Nevertheless, I was working hard as a social worker, listening to client stories and trying to help others. I did groups with children, answered their questions and helped them feel safe. I met with my clients and helped them process their emotions around the event. I also began working with a few select families who lost a family member in The World Trade Center. One of the most difficult sessions I had was when a man described his experience searching for his sister’s DNA in a pile of body parts. He told the horrific story with little emotion while I listened and absorbed the feelings that were difficult for him to express. I remember having a terrible headache that night. 9/11 happened to all of us: the whole city, the whole country so it was difficult for me to stay in touch with my personal experience. I was simply grateful to be alive and unharmed. I didn’t recognize how I was affected.

I experienced several emotions that year. I was relieved and grateful, I was scared and vulnerable, and I was sad and depressed. But one major emotion I experienced was anger. I was angry with all the people profiting from tragedy. I walked down Church Street and observed vendors selling booklets with 9/11 photos. They were also selling images of the Twin Towers and NYPD/NYFD hats and T-shirts. Every time I saw a “United We Stand” T-shirt I was irritated. They were even selling banners with the names of the deceased on it. I remember their laptop computers scrolling images of the day with the Jewel song “My Hands” playing in the background so they can sell their merchandise. That made me angry also. And I couldn’t believe the crowd…people were coming from all over the country to get a peek at “Ground Zero”. For months it was a mob scene until the city built a wooden viewing platform. Also, a store actually framed their products with the white dust on it and it became a tourist attraction. I felt angry, angry that it was so sensationalized, angry that it became a source of profit for people, simply angry.

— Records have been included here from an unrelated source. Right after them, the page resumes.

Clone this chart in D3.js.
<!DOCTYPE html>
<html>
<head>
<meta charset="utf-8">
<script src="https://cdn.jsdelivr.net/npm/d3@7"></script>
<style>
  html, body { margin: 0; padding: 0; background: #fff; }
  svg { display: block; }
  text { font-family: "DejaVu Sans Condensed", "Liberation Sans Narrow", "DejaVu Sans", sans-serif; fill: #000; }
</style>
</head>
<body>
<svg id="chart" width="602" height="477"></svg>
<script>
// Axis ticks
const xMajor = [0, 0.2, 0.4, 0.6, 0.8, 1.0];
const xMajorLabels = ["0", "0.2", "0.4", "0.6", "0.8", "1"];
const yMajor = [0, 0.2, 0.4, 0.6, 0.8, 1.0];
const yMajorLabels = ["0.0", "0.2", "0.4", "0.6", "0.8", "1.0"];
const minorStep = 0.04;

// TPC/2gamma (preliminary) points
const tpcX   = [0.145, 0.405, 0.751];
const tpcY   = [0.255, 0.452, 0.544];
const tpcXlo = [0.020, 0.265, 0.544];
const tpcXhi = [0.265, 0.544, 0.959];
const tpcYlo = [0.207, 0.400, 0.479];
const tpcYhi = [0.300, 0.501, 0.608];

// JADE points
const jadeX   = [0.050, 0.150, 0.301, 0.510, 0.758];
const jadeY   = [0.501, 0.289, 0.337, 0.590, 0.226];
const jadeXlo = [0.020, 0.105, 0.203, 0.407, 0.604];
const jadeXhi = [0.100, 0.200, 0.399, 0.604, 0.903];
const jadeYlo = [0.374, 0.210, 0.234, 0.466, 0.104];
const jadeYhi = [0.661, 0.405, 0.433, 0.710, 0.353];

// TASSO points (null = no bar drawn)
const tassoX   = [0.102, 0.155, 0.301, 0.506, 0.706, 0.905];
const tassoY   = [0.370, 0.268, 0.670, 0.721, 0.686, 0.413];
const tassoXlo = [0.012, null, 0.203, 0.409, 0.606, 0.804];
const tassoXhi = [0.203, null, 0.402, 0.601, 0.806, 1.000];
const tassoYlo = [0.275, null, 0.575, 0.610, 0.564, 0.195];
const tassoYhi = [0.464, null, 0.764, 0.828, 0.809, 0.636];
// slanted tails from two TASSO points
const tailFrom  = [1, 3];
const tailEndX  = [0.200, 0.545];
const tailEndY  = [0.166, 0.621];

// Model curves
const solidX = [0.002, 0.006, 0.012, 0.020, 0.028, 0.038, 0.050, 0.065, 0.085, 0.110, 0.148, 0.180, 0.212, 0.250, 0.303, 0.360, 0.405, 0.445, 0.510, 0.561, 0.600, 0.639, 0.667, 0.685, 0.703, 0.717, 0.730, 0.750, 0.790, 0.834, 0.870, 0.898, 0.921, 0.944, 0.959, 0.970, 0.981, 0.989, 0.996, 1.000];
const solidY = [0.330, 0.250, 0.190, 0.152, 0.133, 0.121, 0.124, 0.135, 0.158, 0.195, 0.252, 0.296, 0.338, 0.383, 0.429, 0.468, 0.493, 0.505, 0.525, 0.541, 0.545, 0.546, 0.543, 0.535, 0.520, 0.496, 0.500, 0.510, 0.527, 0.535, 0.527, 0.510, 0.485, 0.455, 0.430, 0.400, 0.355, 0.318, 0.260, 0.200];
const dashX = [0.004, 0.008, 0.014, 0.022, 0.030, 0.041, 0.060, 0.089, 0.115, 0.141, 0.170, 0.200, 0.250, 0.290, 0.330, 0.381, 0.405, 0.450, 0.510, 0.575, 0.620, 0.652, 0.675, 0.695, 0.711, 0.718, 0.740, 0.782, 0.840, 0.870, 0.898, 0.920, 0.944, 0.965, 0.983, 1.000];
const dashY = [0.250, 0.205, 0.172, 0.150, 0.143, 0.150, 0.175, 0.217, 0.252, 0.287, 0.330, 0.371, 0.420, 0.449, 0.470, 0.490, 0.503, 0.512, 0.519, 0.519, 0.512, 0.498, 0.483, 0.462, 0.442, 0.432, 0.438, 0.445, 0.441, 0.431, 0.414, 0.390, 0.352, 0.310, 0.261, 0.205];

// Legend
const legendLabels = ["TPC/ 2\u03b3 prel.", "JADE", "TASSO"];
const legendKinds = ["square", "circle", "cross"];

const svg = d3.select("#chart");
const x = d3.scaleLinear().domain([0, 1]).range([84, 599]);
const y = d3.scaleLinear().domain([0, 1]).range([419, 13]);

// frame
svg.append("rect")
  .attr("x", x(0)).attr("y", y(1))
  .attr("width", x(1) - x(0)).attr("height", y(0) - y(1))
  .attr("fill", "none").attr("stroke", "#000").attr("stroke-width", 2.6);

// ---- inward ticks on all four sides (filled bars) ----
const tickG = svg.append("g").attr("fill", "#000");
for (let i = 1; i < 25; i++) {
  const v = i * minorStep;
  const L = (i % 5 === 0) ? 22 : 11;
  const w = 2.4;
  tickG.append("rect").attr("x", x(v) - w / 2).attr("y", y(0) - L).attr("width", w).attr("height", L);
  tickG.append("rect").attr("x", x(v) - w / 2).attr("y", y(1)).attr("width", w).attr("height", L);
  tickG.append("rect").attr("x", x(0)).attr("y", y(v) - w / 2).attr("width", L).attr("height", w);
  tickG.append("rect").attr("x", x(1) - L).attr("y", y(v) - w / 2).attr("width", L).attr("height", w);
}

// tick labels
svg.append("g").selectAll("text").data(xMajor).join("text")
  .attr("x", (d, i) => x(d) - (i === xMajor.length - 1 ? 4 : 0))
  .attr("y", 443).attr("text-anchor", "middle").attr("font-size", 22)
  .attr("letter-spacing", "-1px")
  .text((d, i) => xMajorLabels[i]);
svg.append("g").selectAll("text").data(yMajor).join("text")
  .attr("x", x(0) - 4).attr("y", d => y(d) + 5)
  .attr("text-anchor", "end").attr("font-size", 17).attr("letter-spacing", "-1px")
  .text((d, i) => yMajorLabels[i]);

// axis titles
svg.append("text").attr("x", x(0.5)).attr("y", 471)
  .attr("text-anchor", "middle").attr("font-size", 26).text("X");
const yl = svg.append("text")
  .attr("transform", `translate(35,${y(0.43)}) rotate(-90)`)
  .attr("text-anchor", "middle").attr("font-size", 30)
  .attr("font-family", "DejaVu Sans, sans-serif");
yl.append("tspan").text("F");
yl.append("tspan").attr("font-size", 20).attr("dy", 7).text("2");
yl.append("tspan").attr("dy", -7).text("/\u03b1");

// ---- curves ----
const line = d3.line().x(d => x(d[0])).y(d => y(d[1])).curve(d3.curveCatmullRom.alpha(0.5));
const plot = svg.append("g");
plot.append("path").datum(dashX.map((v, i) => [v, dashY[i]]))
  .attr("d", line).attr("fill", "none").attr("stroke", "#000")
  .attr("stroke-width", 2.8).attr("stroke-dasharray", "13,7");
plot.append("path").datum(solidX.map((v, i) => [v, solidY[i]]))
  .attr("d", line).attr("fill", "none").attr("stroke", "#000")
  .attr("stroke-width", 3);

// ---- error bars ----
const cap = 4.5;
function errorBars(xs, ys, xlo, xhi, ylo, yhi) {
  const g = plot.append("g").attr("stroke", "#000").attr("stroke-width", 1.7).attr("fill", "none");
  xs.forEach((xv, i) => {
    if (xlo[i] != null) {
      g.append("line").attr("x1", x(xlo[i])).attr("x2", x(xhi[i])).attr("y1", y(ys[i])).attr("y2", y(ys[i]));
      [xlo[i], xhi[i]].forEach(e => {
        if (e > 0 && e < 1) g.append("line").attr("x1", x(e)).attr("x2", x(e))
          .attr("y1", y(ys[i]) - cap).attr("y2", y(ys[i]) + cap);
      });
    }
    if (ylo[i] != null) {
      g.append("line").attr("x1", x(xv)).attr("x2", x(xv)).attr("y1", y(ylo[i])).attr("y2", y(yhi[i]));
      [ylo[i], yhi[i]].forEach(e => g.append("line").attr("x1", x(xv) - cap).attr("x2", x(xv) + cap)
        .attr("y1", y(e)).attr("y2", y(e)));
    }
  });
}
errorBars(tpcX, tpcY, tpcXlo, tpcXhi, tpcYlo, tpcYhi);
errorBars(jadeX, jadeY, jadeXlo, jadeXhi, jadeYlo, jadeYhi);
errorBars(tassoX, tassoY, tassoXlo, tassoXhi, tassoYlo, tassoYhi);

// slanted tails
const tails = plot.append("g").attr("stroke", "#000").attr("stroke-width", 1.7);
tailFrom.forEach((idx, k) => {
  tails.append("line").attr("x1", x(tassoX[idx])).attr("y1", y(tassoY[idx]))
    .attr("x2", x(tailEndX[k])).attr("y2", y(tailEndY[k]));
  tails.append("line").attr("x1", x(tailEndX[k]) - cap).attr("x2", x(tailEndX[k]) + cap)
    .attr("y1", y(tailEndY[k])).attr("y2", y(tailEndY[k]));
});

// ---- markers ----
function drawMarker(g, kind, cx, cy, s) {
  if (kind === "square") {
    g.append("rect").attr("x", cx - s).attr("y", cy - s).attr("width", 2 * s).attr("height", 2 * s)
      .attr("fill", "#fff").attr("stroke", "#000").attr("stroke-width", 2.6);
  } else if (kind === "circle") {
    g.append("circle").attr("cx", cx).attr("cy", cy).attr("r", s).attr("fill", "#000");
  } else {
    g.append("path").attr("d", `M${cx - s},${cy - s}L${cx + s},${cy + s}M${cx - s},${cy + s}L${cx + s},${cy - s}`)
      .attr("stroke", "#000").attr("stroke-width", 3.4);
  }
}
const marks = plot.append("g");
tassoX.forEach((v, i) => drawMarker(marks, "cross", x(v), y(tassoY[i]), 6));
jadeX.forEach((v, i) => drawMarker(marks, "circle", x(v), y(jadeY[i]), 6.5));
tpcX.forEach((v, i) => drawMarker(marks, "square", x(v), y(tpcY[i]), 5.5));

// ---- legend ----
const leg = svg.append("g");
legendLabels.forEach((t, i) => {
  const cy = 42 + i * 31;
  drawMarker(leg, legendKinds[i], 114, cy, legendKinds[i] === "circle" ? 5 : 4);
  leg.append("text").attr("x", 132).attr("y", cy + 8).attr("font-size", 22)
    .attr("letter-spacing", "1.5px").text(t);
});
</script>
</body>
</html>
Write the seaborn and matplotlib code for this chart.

Over time, I was able to let go of some of my anger and come to acceptance. I moved out of New York City in September 2003 and being away from New York has been both difficult and a relief. I miss being around others who were a part of the community I was in, while it was good for me to have some distance from it. Six years later, I have been able to heal and I will forever carry with me the empathy I gained from being so close to a large national disaster.